Thursday, July 12, 2012

Double meaning


Check this out- First day of the week and I have dragged myself with great reluctance to office, bleary eyed, swollen feet and all…
Rings the phone… the Chief Accountant is at the other end. Asks me if the Finance Director is in office.. I’d like to say ‘sod off’ but I probably will get my backside whipped for that, hence mumble a polite ‘I don’t know’.
I need to get my salary and have to bloody well be politically right, so I say, ‘So is it urgent?’ and he’s like ‘yeah, I need him to sign some documents’.
Not-so-polite-but-being-good-girl-me asks in somber tones, “oh… top urgent?” and the reply I get is “performance guarantee for a company that deals in erections”.

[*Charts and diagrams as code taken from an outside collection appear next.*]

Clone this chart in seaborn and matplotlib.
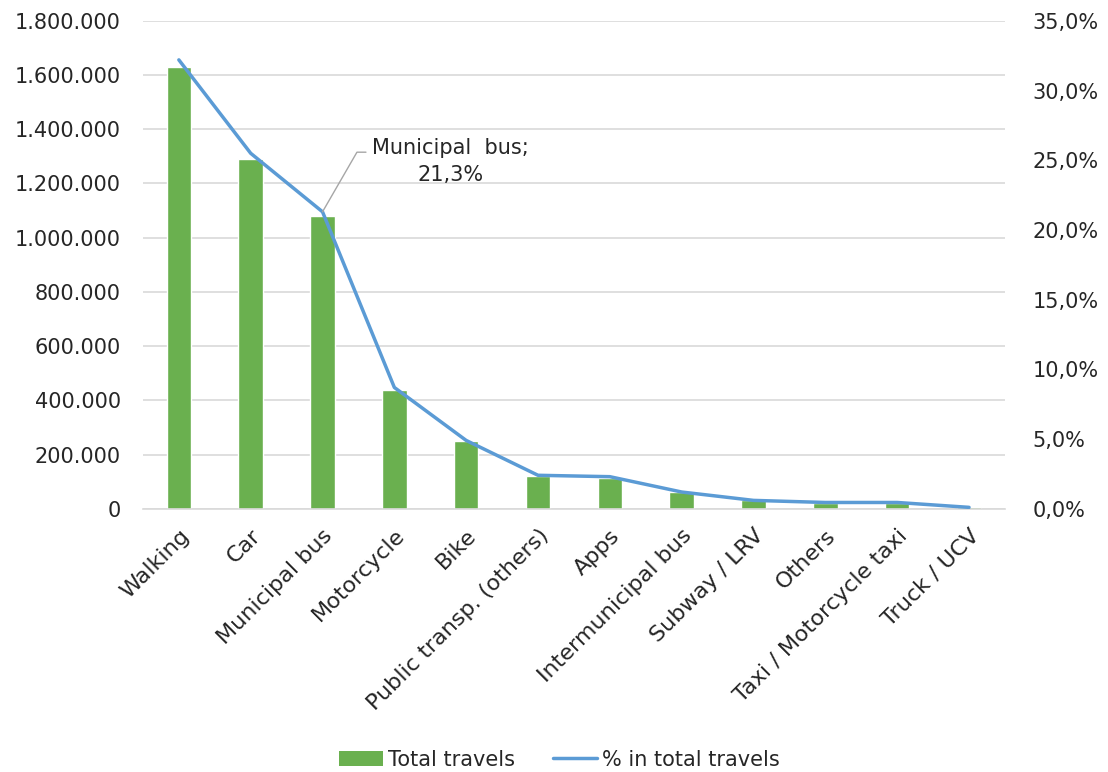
import matplotlib
matplotlib.use("Agg")
import matplotlib.pyplot as plt
import matplotlib.ticker as mticker
from matplotlib.lines import Line2D
from matplotlib.patches import Patch
import seaborn as sns
import numpy as np

categories = ["Walking", "Car", "Municipal bus", "Motorcycle", "Bike",
              "Public transp. (others)", "Apps", "Intermunicipal bus",
              "Subway / LRV", "Others", "Taxi / Motorcycle taxi", "Truck / UCV"]
total_travels = [1630000, 1291000, 1081000, 439000, 251000, 122000,
                 114000, 63000, 33000, 22000, 22000, 7000]
pct_total = [32.2, 25.5, 21.3, 8.7, 4.9, 2.4, 2.3, 1.2, 0.6, 0.45, 0.45, 0.1]

sns.set_theme(style="white")
plt.rcParams['font.family'] = ['DejaVu Sans']

green = "#6ab04f"
blue = "#5b9bd5"
fs = 15
tc = "#262626"

fig = plt.figure(figsize=(11.08, 7.72), dpi=100)
ax = fig.add_axes([0.129, 0.341, 0.778, 0.632])

sns.barplot(x=categories, y=total_travels, color=green, width=0.34,
            saturation=1, ax=ax)
ax.set_ylim(0, 1800000)
ax.set_xlim(-0.5, len(categories) - 0.5)
ax.yaxis.set_major_locator(mticker.MultipleLocator(200000))
ax.yaxis.set_major_formatter(mticker.FuncFormatter(
    lambda v, p: f"{int(v):,}".replace(",", ".")))
ax.grid(axis="y", color="#d9d9d9", linewidth=1.2)
ax.set_axisbelow(True)
for s in ["top", "right", "left"]:
    ax.spines[s].set_visible(False)
ax.spines["bottom"].set_color("#d9d9d9")
ax.spines["bottom"].set_linewidth(1.2)
ax.tick_params(axis="y", labelsize=fs, colors=tc, length=0, pad=16)
ax.tick_params(axis="x", labelsize=fs + 1, colors=tc, length=0, pad=12)
ax.set_xticks(range(len(categories)))
ax.set_xticklabels(categories, rotation=45, ha="right", rotation_mode="anchor")
ax.set_xlabel("")
ax.set_ylabel("")

ax2 = ax.twinx()
sns.lineplot(x=np.arange(len(categories)), y=pct_total, color=blue,
             linewidth=2.5, ax=ax2, sort=False)
ax2.set_ylim(0, 35)
ax2.yaxis.set_major_locator(mticker.MultipleLocator(5))
ax2.yaxis.set_major_formatter(mticker.FuncFormatter(
    lambda v, p: f"{v:.1f}%".replace(".", ",")))
ax2.tick_params(axis="y", labelsize=fs, colors=tc, length=0, pad=20)
for s in ["top", "right", "left", "bottom"]:
    ax2.spines[s].set_visible(False)
ax2.grid(False)
ax2.set_ylabel("")

# annotation for Municipal bus
ax2.annotate("Municipal  bus;\n21,3%", xy=(2, pct_total[2]),
             xytext=(3.78, 24.9), textcoords="data",
             ha="center", va="center", fontsize=fs, color=tc, linespacing=1.45,
             arrowprops=dict(arrowstyle="-", color="#a6a6a6", lw=1,
                             connectionstyle="angle,angleA=0,angleB=60,rad=0",
                             shrinkA=2, shrinkB=0,
                             relpos=(0.0, 0.7)))

handles = [Patch(facecolor=green, edgecolor="none", label="Total travels"),
           Line2D([0], [0], color=blue, lw=2.5, label="% in total travels")]
fig.legend(handles=handles, loc="center", bbox_to_anchor=(0.505, 0.016),
           ncol=2, frameon=False, fontsize=fs, handlelength=2.1,
           columnspacing=1.8, handletextpad=0.25, labelcolor=tc)

fig.savefig("out.png", dpi=100)
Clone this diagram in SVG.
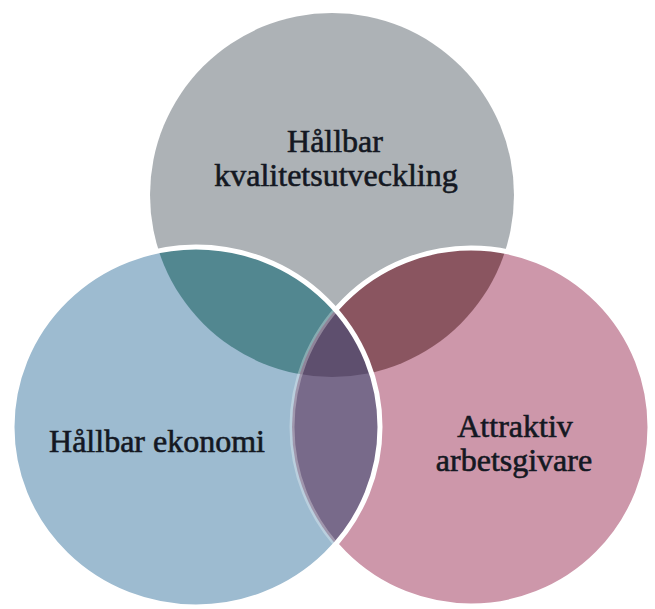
<svg xmlns="http://www.w3.org/2000/svg" width="655" height="609" viewBox="0 0 655 609">
<style>
.lbl{font-family:"Liberation Serif","Times New Roman",serif;font-size:32px;fill:#141822;stroke:#141822;stroke-width:0.6;text-anchor:middle}
.edge{fill:none;stroke:#ffffff;stroke-width:5}
</style>
<defs>
<clipPath id="clipL"><ellipse cx="196" cy="427" rx="184" ry="180"/></clipPath>
<clipPath id="clipR"><circle cx="471" cy="427" r="179"/></clipPath>
<clipPath id="clipNotL"><path clip-rule="evenodd" d="M0 0H655V609H0Z M12 427a184 180 0 1 0 368 0a184 180 0 1 0 -368 0Z"/></clipPath>
</defs>
<rect width="655" height="609" fill="#ffffff"/>
<g id="node-top">
<circle cx="332" cy="195" r="182" fill="#adb2b6"/>
</g>
<g id="node-right">
<circle cx="471" cy="427" r="179" fill="#cd97aa"/>
</g>
<g id="node-left">
<ellipse cx="196" cy="427" rx="184" ry="180" fill="#9dbbd0"/>
</g>
<g id="overlaps">
<circle cx="332" cy="195" r="182" fill="#528790" clip-path="url(#clipL)"/>
<circle cx="332" cy="195" r="182" fill="#8a5560" clip-path="url(#clipR)"/>
<circle cx="471" cy="427" r="179" fill="#786a8a" clip-path="url(#clipL)"/>
<g clip-path="url(#clipL)"><circle cx="332" cy="195" r="182" fill="#5e4f6e" clip-path="url(#clipR)"/></g>
</g>
<g id="edges">
<circle class="edge" cx="471" cy="427" r="179" clip-path="url(#clipNotL)"/>
<circle class="edge" cx="471" cy="427" r="179" stroke-opacity="0.3" stroke-width="7" clip-path="url(#clipL)"/>
<ellipse class="edge" cx="196" cy="427" rx="184" ry="180"/>
</g>
<g id="labels">
<text class="lbl" x="335" y="152">Hållbar</text>
<text class="lbl" x="336" y="186">kvalitetsutveckling</text>
<text class="lbl" x="157" y="452">Hållbar ekonomi</text>
<text class="lbl" x="515" y="437">Attraktiv</text>
<text class="lbl" x="514" y="471">arbetsgivare</text>
</g>
</svg>
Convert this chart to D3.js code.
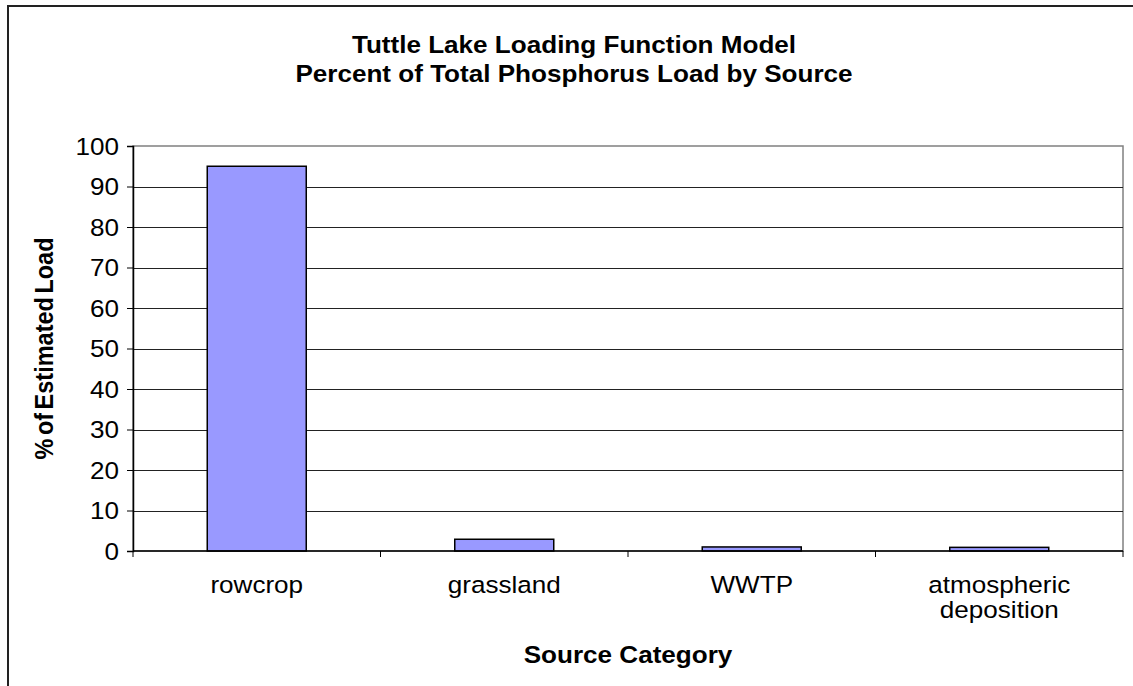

Like I said earlier I have with utmost and sincere reluctance brought myself to work and obviously not all faculties were working fine, without thinking I typed the same message to the Top Gun… your presence is wanted as we have to give a performance guarantee to the company that deals in erections.. and hit the send button faster than you can say Jack Robinson.
Ever had the feeling… this woozy confused state that you are content to lie in and the sudden jolt that shakes you off and brings you to reality in a heartbeat with the first thought in your head that goes ‘what-did-you-do-you-idiot’.
I cringed as I saw the message, was wondering what he who reads it will make of it. Living in a world and working in a place where even a mundane, ‘how was last night’ may have sexual connotations, I was embarrassed, hassled and felt intensely foolish.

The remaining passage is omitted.